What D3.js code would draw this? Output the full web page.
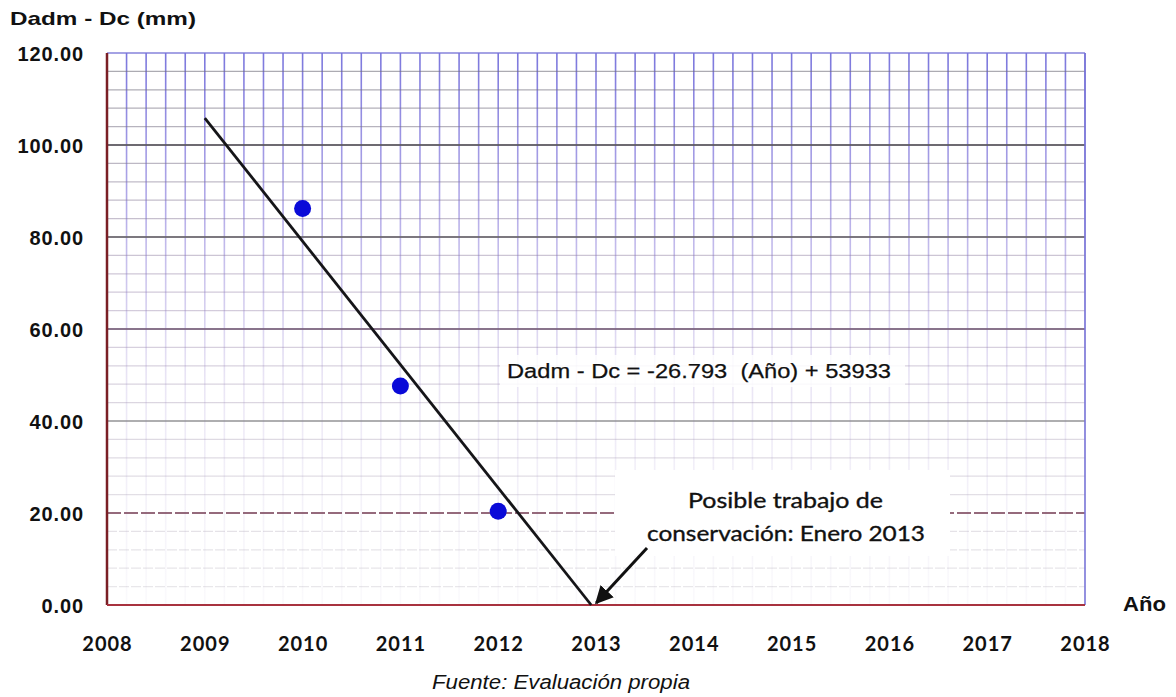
<!DOCTYPE html>
<html>
<head>
<meta charset="utf-8">
<script src="https://cdn.jsdelivr.net/npm/d3@7"></script>
<style>
  html, body { margin: 0; padding: 0; background: #fff; }
  svg { display: block; }
</style>
</head>
<body>
<svg id="chart" width="1176" height="697"></svg>
<script>
// Measured values per year (Dadm - Dc, mm)
const years = [2010, 2011, 2012];
const values = [86.2, 47.6, 20.4];

// Linear fit: Dadm - Dc = slope * Año + intercept
const slope = -26.793;
const intercept = 53933;
const trendStartYear = 2009;

// Axis ticks
const xTicks = [2008, 2009, 2010, 2011, 2012, 2013, 2014, 2015, 2016, 2017, 2018];
const yTicks = [0, 20, 40, 60, 80, 100, 120];
const yTickLabels = ["0.00", "20.00", "40.00", "60.00", "80.00", "100.00", "120.00"];

const svg = d3.select("#chart");
const plotLeft = 107, plotRight = 1085, plotTop = 53, plotBottom = 605;

const x = d3.scaleLinear().domain([2008, 2018]).range([plotLeft, plotRight]);
const y = d3.scaleLinear().domain([0, 120]).range([plotBottom, plotTop]);

// Paper-like grid colours that fade toward the bottom
const defs = svg.append("defs");
const gv = defs.append("linearGradient").attr("id", "gridV")
  .attr("gradientUnits", "userSpaceOnUse")
  .attr("x1", 0).attr("y1", plotTop).attr("x2", 0).attr("y2", plotBottom);
gv.append("stop").attr("offset", "0").attr("stop-color", "rgb(100,95,215)").attr("stop-opacity", 0.85);
gv.append("stop").attr("offset", "0.3").attr("stop-color", "rgb(125,110,215)").attr("stop-opacity", 0.55);
gv.append("stop").attr("offset", "0.6").attr("stop-color", "rgb(160,140,210)").attr("stop-opacity", 0.22);
gv.append("stop").attr("offset", "1").attr("stop-color", "rgb(190,180,215)").attr("stop-opacity", 0.07);

const gh = defs.append("linearGradient").attr("id", "gridH")
  .attr("gradientUnits", "userSpaceOnUse")
  .attr("x1", 0).attr("y1", plotTop).attr("x2", 0).attr("y2", plotBottom);
gh.append("stop").attr("offset", "0").attr("stop-color", "rgb(110,110,120)").attr("stop-opacity", 0.6);
gh.append("stop").attr("offset", "0.45").attr("stop-color", "rgb(150,130,170)").attr("stop-opacity", 0.42);
gh.append("stop").attr("offset", "1").attr("stop-color", "rgb(170,165,175)").attr("stop-opacity", 0.25);

const grid = svg.append("g");

// Minor vertical lines every 0.2 year
const vMinor = d3.range(0, 51).map(i => 2008 + i * 0.2);
grid.selectAll("line.v").data(vMinor).join("line")
  .attr("x1", d => x(d)).attr("x2", d => x(d))
  .attr("y1", plotTop).attr("y2", plotBottom)
  .attr("stroke", "url(#gridV)").attr("stroke-width", 1.6);

// Minor horizontal lines every 4 units
const hMinor = d3.range(0, 31).map(i => i * 4).filter(v => v % 20 !== 0);
grid.selectAll("line.h").data(hMinor).join("line")
  .attr("x1", plotLeft).attr("x2", plotRight)
  .attr("y1", d => y(d)).attr("y2", d => y(d))
  .attr("stroke", "url(#gridH)").attr("stroke-width", 1.3)
  .attr("stroke-dasharray", d => d < 20 ? "10,2" : null);

// Major horizontal lines every 20 units
const majorColors = { 20: "#8a5a6e", 40: "#8c8c90", 60: "#7d6580", 80: "#6e6a72", 100: "#5e5a62", 120: "#7a76d8" };
grid.selectAll("line.major").data(yTicks.filter(v => v > 0)).join("line")
  .attr("x1", plotLeft).attr("x2", plotRight)
  .attr("y1", d => y(d)).attr("y2", d => y(d))
  .attr("stroke", d => majorColors[d])
  .attr("stroke-width", d => d === 120 ? 1.6 : 2)
  .attr("stroke-dasharray", d => d === 20 ? "14,3" : null)
  .attr("opacity", d => d === 40 ? 0.7 : 0.9);

// Right border
grid.append("line")
  .attr("x1", plotRight).attr("x2", plotRight).attr("y1", plotTop).attr("y2", plotBottom)
  .attr("stroke", "#7a76d8").attr("stroke-width", 1.6);

// Note box and equation backgrounds
svg.append("rect").attr("x", 615).attr("y", 470).attr("width", 335).attr("height", 86).attr("fill", "#fff");
svg.append("rect").attr("x", 500).attr("y", 355).attr("width", 405).attr("height", 32).attr("fill", "#fff").attr("opacity", 0.85);

// Axes lines
svg.append("line").attr("x1", plotLeft).attr("x2", plotLeft).attr("y1", plotTop).attr("y2", plotBottom)
  .attr("stroke", "#7a1f25").attr("stroke-width", 2.5);
svg.append("line").attr("x1", plotLeft).attr("x2", plotRight).attr("y1", plotBottom).attr("y2", plotBottom)
  .attr("stroke", "#a8323f").attr("stroke-width", 2.2);

// Tick labels
const yAxis = d3.axisLeft(y).tickValues(yTicks).tickSize(0).tickPadding(0)
  .tickFormat((d, i) => yTickLabels[i]);
const yg = svg.append("g").attr("transform", `translate(${plotLeft - 23},0)`).call(yAxis);
yg.select(".domain").remove();
yg.selectAll("text")
  .attr("font-family", "Liberation Sans, Arial, sans-serif")
  .attr("font-weight", "bold").attr("font-size", 20)
  .attr("letter-spacing", 0.9).attr("fill", "#111").attr("dy", "0.36em");

const xAxis = d3.axisBottom(x).tickValues(xTicks).tickSize(0).tickPadding(0).tickFormat(d3.format("d"));
const xg = svg.append("g").attr("transform", `translate(0,${plotBottom})`).call(xAxis);
xg.select(".domain").remove();
xg.selectAll("text")
  .attr("font-family", "Lato, sans-serif")
  .attr("font-weight", "bold").attr("font-size", 20)
  .attr("letter-spacing", 1).attr("fill", "#111")
  .attr("y", 46).attr("dy", 0);

// Trend line
const zeroYear = -intercept / slope;
const trendYears = [trendStartYear, zeroYear];
const line = d3.line().x(d => x(d)).y(d => y(slope * d + intercept));
svg.append("path").datum(trendYears).attr("d", line)
  .attr("fill", "none").attr("stroke", "#151518").attr("stroke-width", 2.8);

// Data points
svg.selectAll("circle.pt").data(years).join("circle")
  .attr("cx", d => x(d)).attr("cy", (d, i) => y(values[i]))
  .attr("r", 8.5).attr("fill", "#0a0ad8");

// Texts
svg.append("text").attr("x", 10).attr("y", 25)
  .attr("font-family", "Liberation Sans, Arial, sans-serif").attr("font-weight", "bold")
  .attr("font-size", 19).attr("textLength", 186).attr("lengthAdjust", "spacingAndGlyphs")
  .attr("fill", "#111")
  .text("Dadm - Dc (mm)");

svg.append("text").attr("x", 1123).attr("y", 611)
  .attr("font-family", "Liberation Sans, Arial, sans-serif").attr("font-weight", "bold")
  .attr("font-size", 21).attr("textLength", 43).attr("lengthAdjust", "spacingAndGlyphs")
  .attr("fill", "#111").text("Año");

svg.append("text").attr("x", 507).attr("y", 378)
  .attr("font-family", "Liberation Sans, Arial, sans-serif")
  .attr("font-size", 20.5).attr("textLength", 384).attr("lengthAdjust", "spacingAndGlyphs")
  .attr("fill", "#111").attr("stroke", "#111").attr("stroke-width", 0.25)
  .attr("xml:space", "preserve")
  .text("Dadm - Dc = -26.793  (Año) + 53933");

const note = svg.append("g")
  .attr("font-family", "Lato, sans-serif").attr("font-size", 22).attr("fill", "#111")
  .attr("stroke", "#111").attr("stroke-width", 0.35);
note.append("text").attr("x", 688).attr("y", 508)
  .attr("textLength", 195).attr("lengthAdjust", "spacingAndGlyphs")
  .text("Posible trabajo de");
note.append("text").attr("x", 647).attr("y", 541)
  .attr("textLength", 278).attr("lengthAdjust", "spacingAndGlyphs")
  .text("conservación: Enero 2013");

// Arrow pointing at the zero crossing
defs.append("marker").attr("id", "arrowHead")
  .attr("viewBox", "0 0 10 10").attr("refX", 9).attr("refY", 5)
  .attr("markerWidth", 6).attr("markerHeight", 6).attr("orient", "auto")
  .append("path").attr("d", "M0,0 L10,5 L0,10 Z").attr("fill", "#111");
svg.append("line").attr("x1", 647).attr("y1", 548).attr("x2", x(zeroYear) + 5).attr("y2", plotBottom - 2)
  .attr("stroke", "#111").attr("stroke-width", 3).attr("marker-end", "url(#arrowHead)");

svg.append("text").attr("x", 432).attr("y", 689)
  .attr("font-family", "Liberation Sans, Arial, sans-serif").attr("font-style", "italic")
  .attr("font-size", 20).attr("textLength", 258).attr("lengthAdjust", "spacingAndGlyphs")
  .attr("fill", "#111")
  .text("Fuente: Evaluación propia");
</script>
</body>
</html>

CHALLENGE
Without any pictures, reproduce the lines from the first one in the material through the line that has "d3.scaleLinear().domain([0, 120]).range([plotBottom, plotTop]);", exactly as they appear.

SOLUTION BELOW
What D3.js code would draw this? Output the full web page.
<!DOCTYPE html>
<html>
<head>
<meta charset="utf-8">
<script src="https://cdn.jsdelivr.net/npm/d3@7"></script>
<style>
  html, body { margin: 0; padding: 0; background: #fff; }
  svg { display: block; }
</style>
</head>
<body>
<svg id="chart" width="1176" height="697"></svg>
<script>
// Measured values per year (Dadm - Dc, mm)
const years = [2010, 2011, 2012];
const values = [86.2, 47.6, 20.4];

// Linear fit: Dadm - Dc = slope * Año + intercept
const slope = -26.793;
const intercept = 53933;
const trendStartYear = 2009;

// Axis ticks
const xTicks = [2008, 2009, 2010, 2011, 2012, 2013, 2014, 2015, 2016, 2017, 2018];
const yTicks = [0, 20, 40, 60, 80, 100, 120];
const yTickLabels = ["0.00", "20.00", "40.00", "60.00", "80.00", "100.00", "120.00"];

const svg = d3.select("#chart");
const plotLeft = 107, plotRight = 1085, plotTop = 53, plotBottom = 605;

const x = d3.scaleLinear().domain([2008, 2018]).range([plotLeft, plotRight]);
const y = d3.scaleLinear().domain([0, 120]).range([plotBottom, plotTop]);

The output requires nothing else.